Nutanix’s latest bumper financials overshadowed by 3rd party evaluation software probe

Nutanix is investigating the impact of incorrectly using third-party software for customer proof of concepts and more, saying that working out the cost implications of this prevented it from filing audited profit and loss accounts for Q2 of its fiscal 2023.

“Company management discovered that certain evaluation software from one of its third-party providers was instead used for interoperability testing, validation and customer proofs of concept over a multi-year period,” Nutyanix said. “The Audit Committee commenced an investigation into this matter, which is still ongoing, with the assistance of outside counsel. The Company does not believe that this will have a significant impact on the fundamentals of its business and overall prospects.”

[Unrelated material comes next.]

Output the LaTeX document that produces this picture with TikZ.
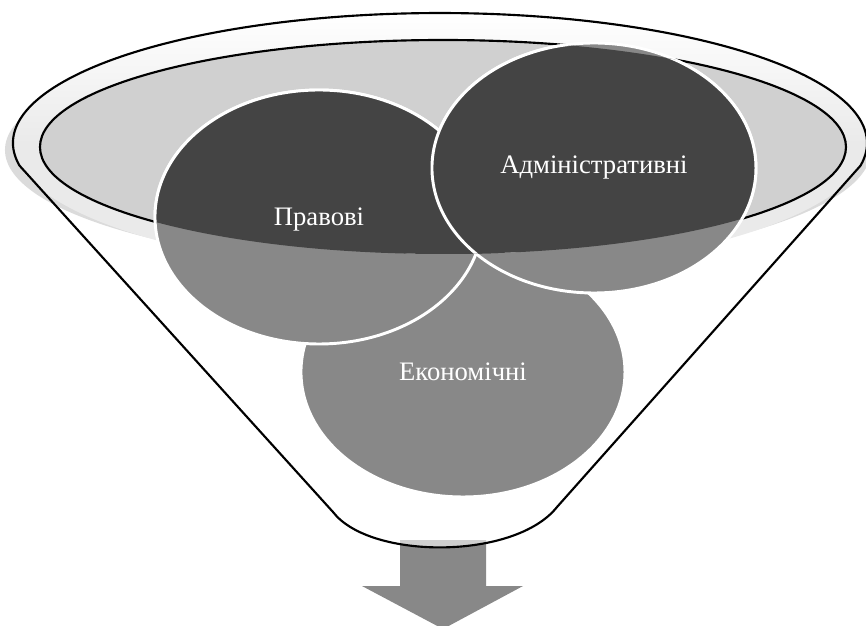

The organization is “assessing the financial reporting impact of this matter and it is likely that additional costs would be incurred to address the additional use of the software,” it added.

This perhaps took some of the shine off the 18 percent year-on-year revenue growth to $486.5 million that Nutanix recorded for the quarter ended January 31, beating guidance of $460 – $470 million. This revenue growth outpaced that of NetApp (-5 percent), HPE (12 percent), Pure Storage (14 percent) and Dell’s storage business (7 percent).

Nutanix CEO Rajiv Ramaswami said: ”Against an uncertain macro backdrop, we delivered a solid second quarter, with results that came in ahead of our guidance and saw continued strong performance in our renewables business. The value proposition of our platform is resonating with customers as they look to tightly manage their IT and cloud costs while modernizing their data centers and adopting hybrid multicloud operating models.”

Some customers are repatriating some workloads from the public clouds to their own data centers because the total cost of ownership of these workloads is lower on-premises, the company hinted.

Annual Contract Value (ACV) billings rose 23 percent year-on-year top $267.6 million and annual recurring revenue grew 32 percent to $1.38 billion. Nutanix gained 480 new customers in the quarter, taking its total customer count to 23,620.  

Although the new customer acquisition rate is trending lower (see chart above) customers are spending more money with Nutanix.

Life time bookings:

  • 125 customers with >$10million – up 24 percent
  • 196 customers with $5 – $10 million – up 21 percent
  • 281 customers with $3 – $5 million – up 15 percent
  • 1,411 customers with $1 – $3 million – up 22 percent

Ramaswami said: “We are focusing on higher quality, higher ASP new logos [customers],” more so than picking up as many new customers as possible.

The percentage of customers using Nutanix’ own AHV hypervisor rose to 63 percent, up from 55 percent a year ago and 61 percent in the previous quarter.

Operating cash flow went up 187 percent to $74.1 million, with $63.0 million of free cash flow equating to a rise of 266 percent. This, Ramaswami said, was due to good expense management. The company’s financial health is improving rapidly.

Nutanix is heading towards profitability.

Ramaswami spoke about priorities in the earnings call: “Our overarching priority remains delivering sustainable profitable growth, through judicious investment in the business, execution on our growing base of renewables and diligent expense management. Our strong free cash flow along with solid top line growth in the second quarter reflects the progress we’ve made to date towards this objective.”

Supply chain constraints with several suppliers improved compared to the prior quarter, and the new worry coming into view is the general economic situation, with Ramaswami  saying: “With respect to the macro backdrop, in the second quarter, we continue to see businesses prioritizing their digital transformations and datacenter modernization initiative, enabled by our platform.” 

“However, we have seen some increased inspection of deals by customers, which we believe is likely related to the more uncertain macro backdrop. And this is driving a modest elongation in sales cycles.”

These have affected Nutanix’s outlook for the remainder of the fiscal year.

Outlook

Because of the ongoing evaluation software probe, Nutanix will file its formal SEC 10Q quarterly report late. It is possible that expenses will go up and profits will fall in the affected reporting years.

Nutanix said it is expecting between $430 million and $440 million in revenues for the next quarter; $435 million at the mid-point and 7.7 percent year-on-year growth. Full fy2023 guidance is for revenues between $1.80 billion to $1.81 billion, with year-on-year growth of 14 percent at the midpoint.

Broadcom’s VMware acquisition has prompted some VMware customers to look at Nutanix as an alternative but such deals, particularly with larger customers, can take a year to complete. These potential migrations have not been factored into the outlook.